— Begin —

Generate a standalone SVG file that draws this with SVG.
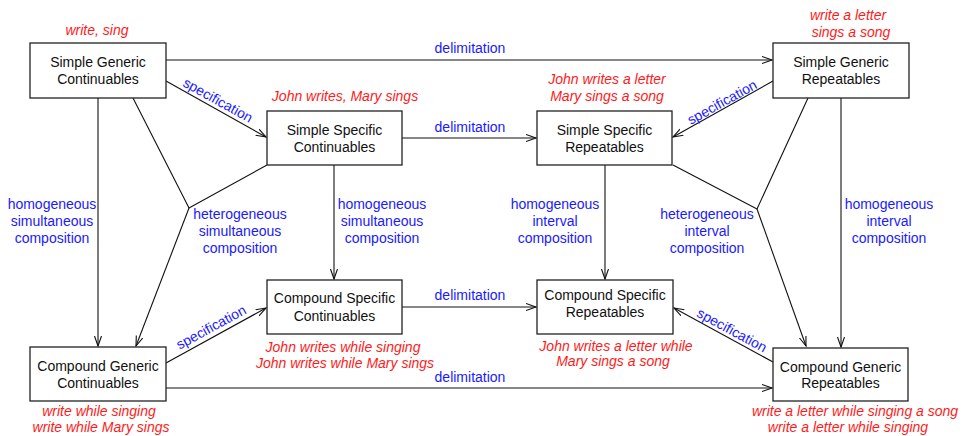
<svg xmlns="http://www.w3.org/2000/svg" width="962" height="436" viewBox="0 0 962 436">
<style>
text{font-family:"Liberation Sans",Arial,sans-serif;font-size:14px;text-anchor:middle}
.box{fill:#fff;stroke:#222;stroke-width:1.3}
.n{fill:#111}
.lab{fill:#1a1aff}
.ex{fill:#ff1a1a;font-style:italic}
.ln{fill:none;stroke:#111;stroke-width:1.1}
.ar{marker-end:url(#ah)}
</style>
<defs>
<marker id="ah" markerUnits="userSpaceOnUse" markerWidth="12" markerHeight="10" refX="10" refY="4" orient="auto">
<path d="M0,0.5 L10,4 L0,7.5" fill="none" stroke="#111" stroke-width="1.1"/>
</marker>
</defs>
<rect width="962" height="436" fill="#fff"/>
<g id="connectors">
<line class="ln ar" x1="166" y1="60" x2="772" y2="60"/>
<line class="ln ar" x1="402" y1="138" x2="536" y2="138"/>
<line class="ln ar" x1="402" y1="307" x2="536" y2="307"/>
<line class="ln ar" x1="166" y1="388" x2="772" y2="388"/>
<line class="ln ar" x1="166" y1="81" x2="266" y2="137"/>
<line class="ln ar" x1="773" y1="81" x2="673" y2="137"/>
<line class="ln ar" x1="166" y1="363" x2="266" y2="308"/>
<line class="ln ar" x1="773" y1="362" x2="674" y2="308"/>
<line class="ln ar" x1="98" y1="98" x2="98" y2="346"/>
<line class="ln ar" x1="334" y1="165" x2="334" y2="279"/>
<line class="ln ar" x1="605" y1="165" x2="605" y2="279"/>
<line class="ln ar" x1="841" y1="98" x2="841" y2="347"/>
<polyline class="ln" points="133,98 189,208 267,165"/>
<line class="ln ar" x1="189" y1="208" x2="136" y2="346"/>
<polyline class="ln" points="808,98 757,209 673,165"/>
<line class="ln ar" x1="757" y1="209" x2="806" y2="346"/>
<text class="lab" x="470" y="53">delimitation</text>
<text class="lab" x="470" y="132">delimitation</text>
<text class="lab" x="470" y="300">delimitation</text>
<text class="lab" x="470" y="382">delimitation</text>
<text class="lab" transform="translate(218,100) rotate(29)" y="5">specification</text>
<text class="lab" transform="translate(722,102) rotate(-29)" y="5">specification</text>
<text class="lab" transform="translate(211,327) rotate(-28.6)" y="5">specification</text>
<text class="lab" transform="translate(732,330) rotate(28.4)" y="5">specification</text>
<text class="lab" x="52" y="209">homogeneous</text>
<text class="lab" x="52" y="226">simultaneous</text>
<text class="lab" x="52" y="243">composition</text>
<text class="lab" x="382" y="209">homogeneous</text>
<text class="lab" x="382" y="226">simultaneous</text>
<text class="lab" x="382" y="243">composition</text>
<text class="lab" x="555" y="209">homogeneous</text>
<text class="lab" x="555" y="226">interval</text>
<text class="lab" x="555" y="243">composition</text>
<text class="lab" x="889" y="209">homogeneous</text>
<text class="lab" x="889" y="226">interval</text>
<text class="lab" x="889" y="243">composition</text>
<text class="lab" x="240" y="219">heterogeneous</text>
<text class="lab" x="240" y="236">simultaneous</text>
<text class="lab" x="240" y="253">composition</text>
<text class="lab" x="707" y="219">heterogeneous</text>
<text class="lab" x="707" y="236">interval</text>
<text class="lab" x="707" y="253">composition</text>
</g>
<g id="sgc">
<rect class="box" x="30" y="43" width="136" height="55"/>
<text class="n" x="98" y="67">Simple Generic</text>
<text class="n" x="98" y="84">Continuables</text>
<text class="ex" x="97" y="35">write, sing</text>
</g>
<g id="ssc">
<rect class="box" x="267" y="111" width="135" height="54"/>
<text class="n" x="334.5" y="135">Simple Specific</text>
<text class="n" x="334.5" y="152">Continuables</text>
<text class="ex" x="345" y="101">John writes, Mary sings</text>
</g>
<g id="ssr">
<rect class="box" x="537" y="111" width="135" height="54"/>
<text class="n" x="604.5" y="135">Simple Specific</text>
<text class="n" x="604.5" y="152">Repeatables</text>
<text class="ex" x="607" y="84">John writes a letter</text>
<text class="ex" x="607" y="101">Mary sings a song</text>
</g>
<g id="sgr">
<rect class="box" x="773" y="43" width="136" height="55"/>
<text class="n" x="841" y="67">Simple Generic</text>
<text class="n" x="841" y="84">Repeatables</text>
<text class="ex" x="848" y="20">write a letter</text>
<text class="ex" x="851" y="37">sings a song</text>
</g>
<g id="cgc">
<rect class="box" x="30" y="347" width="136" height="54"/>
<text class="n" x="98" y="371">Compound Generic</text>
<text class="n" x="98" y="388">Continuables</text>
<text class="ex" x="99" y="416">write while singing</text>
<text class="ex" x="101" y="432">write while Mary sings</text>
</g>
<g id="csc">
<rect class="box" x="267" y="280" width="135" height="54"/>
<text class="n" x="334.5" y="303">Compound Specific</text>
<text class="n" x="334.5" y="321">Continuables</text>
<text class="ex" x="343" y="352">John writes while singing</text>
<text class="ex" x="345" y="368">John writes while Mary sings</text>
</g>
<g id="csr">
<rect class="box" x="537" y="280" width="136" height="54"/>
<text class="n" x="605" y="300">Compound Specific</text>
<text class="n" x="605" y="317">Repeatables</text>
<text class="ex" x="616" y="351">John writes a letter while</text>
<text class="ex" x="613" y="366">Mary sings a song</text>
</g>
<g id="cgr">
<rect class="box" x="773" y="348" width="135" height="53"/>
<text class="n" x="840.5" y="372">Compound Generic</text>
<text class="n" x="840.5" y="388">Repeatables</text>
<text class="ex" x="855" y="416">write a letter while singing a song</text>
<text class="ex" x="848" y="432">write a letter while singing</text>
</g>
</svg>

— End —

## [AIM OF THE TASK]
Extract every line of the data exactly; pictures stay out.

## [EXPECTED ANSWER]
Generate a standalone SVG file that draws this with SVG.
<svg xmlns="http://www.w3.org/2000/svg" width="962" height="436" viewBox="0 0 962 436">
<style>
text{font-family:"Liberation Sans",Arial,sans-serif;font-size:14px;text-anchor:middle}
.box{fill:#fff;stroke:#222;stroke-width:1.3}
.n{fill:#111}
.lab{fill:#1a1aff}
.ex{fill:#ff1a1a;font-style:italic}
.ln{fill:none;stroke:#111;stroke-width:1.1}
.ar{marker-end:url(#ah)}
</style>
<defs>
<marker id="ah" markerUnits="userSpaceOnUse" markerWidth="12" markerHeight="10" refX="10" refY="4" orient="auto">
<path d="M0,0.5 L10,4 L0,7.5" fill="none" stroke="#111" stroke-width="1.1"/>
</marker>
</defs>
<rect width="962" height="436" fill="#fff"/>
<g id="connectors">
<line class="ln ar" x1="166" y1="60" x2="772" y2="60"/>
<line class="ln ar" x1="402" y1="138" x2="536" y2="138"/>
<line class="ln ar" x1="402" y1="307" x2="536" y2="307"/>
<line class="ln ar" x1="166" y1="388" x2="772" y2="388"/>
<line class="ln ar" x1="166" y1="81" x2="266" y2="137"/>
<line class="ln ar" x1="773" y1="81" x2="673" y2="137"/>
<line class="ln ar" x1="166" y1="363" x2="266" y2="308"/>
<line class="ln ar" x1="773" y1="362" x2="674" y2="308"/>
<line class="ln ar" x1="98" y1="98" x2="98" y2="346"/>
<line class="ln ar" x1="334" y1="165" x2="334" y2="279"/>
<line class="ln ar" x1="605" y1="165" x2="605" y2="279"/>
<line class="ln ar" x1="841" y1="98" x2="841" y2="347"/>
<polyline class="ln" points="133,98 189,208 267,165"/>
<line class="ln ar" x1="189" y1="208" x2="136" y2="346"/>
<polyline class="ln" points="808,98 757,209 673,165"/>
<line class="ln ar" x1="757" y1="209" x2="806" y2="346"/>
<text class="lab" x="470" y="53">delimitation</text>
<text class="lab" x="470" y="132">delimitation</text>
<text class="lab" x="470" y="300">delimitation</text>
<text class="lab" x="470" y="382">delimitation</text>
<text class="lab" transform="translate(218,100) rotate(29)" y="5">specification</text>
<text class="lab" transform="translate(722,102) rotate(-29)" y="5">specification</text>
<text class="lab" transform="translate(211,327) rotate(-28.6)" y="5">specification</text>
<text class="lab" transform="translate(732,330) rotate(28.4)" y="5">specification</text>
<text class="lab" x="52" y="209">homogeneous</text>
<text class="lab" x="52" y="226">simultaneous</text>
<text class="lab" x="52" y="243">composition</text>
<text class="lab" x="382" y="209">homogeneous</text>
<text class="lab" x="382" y="226">simultaneous</text>
<text class="lab" x="382" y="243">composition</text>
<text class="lab" x="555" y="209">homogeneous</text>
<text class="lab" x="555" y="226">interval</text>
<text class="lab" x="555" y="243">composition</text>
<text class="lab" x="889" y="209">homogeneous</text>
<text class="lab" x="889" y="226">interval</text>
<text class="lab" x="889" y="243">composition</text>
<text class="lab" x="240" y="219">heterogeneous</text>
<text class="lab" x="240" y="236">simultaneous</text>
<text class="lab" x="240" y="253">composition</text>
<text class="lab" x="707" y="219">heterogeneous</text>
<text class="lab" x="707" y="236">interval</text>
<text class="lab" x="707" y="253">composition</text>
</g>
<g id="sgc">
<rect class="box" x="30" y="43" width="136" height="55"/>
<text class="n" x="98" y="67">Simple Generic</text>
<text class="n" x="98" y="84">Continuables</text>
<text class="ex" x="97" y="35">write, sing</text>
</g>
<g id="ssc">
<rect class="box" x="267" y="111" width="135" height="54"/>
<text class="n" x="334.5" y="135">Simple Specific</text>
<text class="n" x="334.5" y="152">Continuables</text>
<text class="ex" x="345" y="101">John writes, Mary sings</text>
</g>
<g id="ssr">
<rect class="box" x="537" y="111" width="135" height="54"/>
<text class="n" x="604.5" y="135">Simple Specific</text>
<text class="n" x="604.5" y="152">Repeatables</text>
<text class="ex" x="607" y="84">John writes a letter</text>
<text class="ex" x="607" y="101">Mary sings a song</text>
</g>
<g id="sgr">
<rect class="box" x="773" y="43" width="136" height="55"/>
<text class="n" x="841" y="67">Simple Generic</text>
<text class="n" x="841" y="84">Repeatables</text>
<text class="ex" x="848" y="20">write a letter</text>
<text class="ex" x="851" y="37">sings a song</text>
</g>
<g id="cgc">
<rect class="box" x="30" y="347" width="136" height="54"/>
<text class="n" x="98" y="371">Compound Generic</text>
<text class="n" x="98" y="388">Continuables</text>
<text class="ex" x="99" y="416">write while singing</text>
<text class="ex" x="101" y="432">write while Mary sings</text>
</g>
<g id="csc">
<rect class="box" x="267" y="280" width="135" height="54"/>
<text class="n" x="334.5" y="303">Compound Specific</text>
<text class="n" x="334.5" y="321">Continuables</text>
<text class="ex" x="343" y="352">John writes while singing</text>
<text class="ex" x="345" y="368">John writes while Mary sings</text>
</g>
<g id="csr">
<rect class="box" x="537" y="280" width="136" height="54"/>
<text class="n" x="605" y="300">Compound Specific</text>
<text class="n" x="605" y="317">Repeatables</text>
<text class="ex" x="616" y="351">John writes a letter while</text>
<text class="ex" x="613" y="366">Mary sings a song</text>
</g>
<g id="cgr">
<rect class="box" x="773" y="348" width="135" height="53"/>
<text class="n" x="840.5" y="372">Compound Generic</text>
<text class="n" x="840.5" y="388">Repeatables</text>
<text class="ex" x="855" y="416">write a letter while singing a song</text>
<text class="ex" x="848" y="432">write a letter while singing</text>
</g>
</svg>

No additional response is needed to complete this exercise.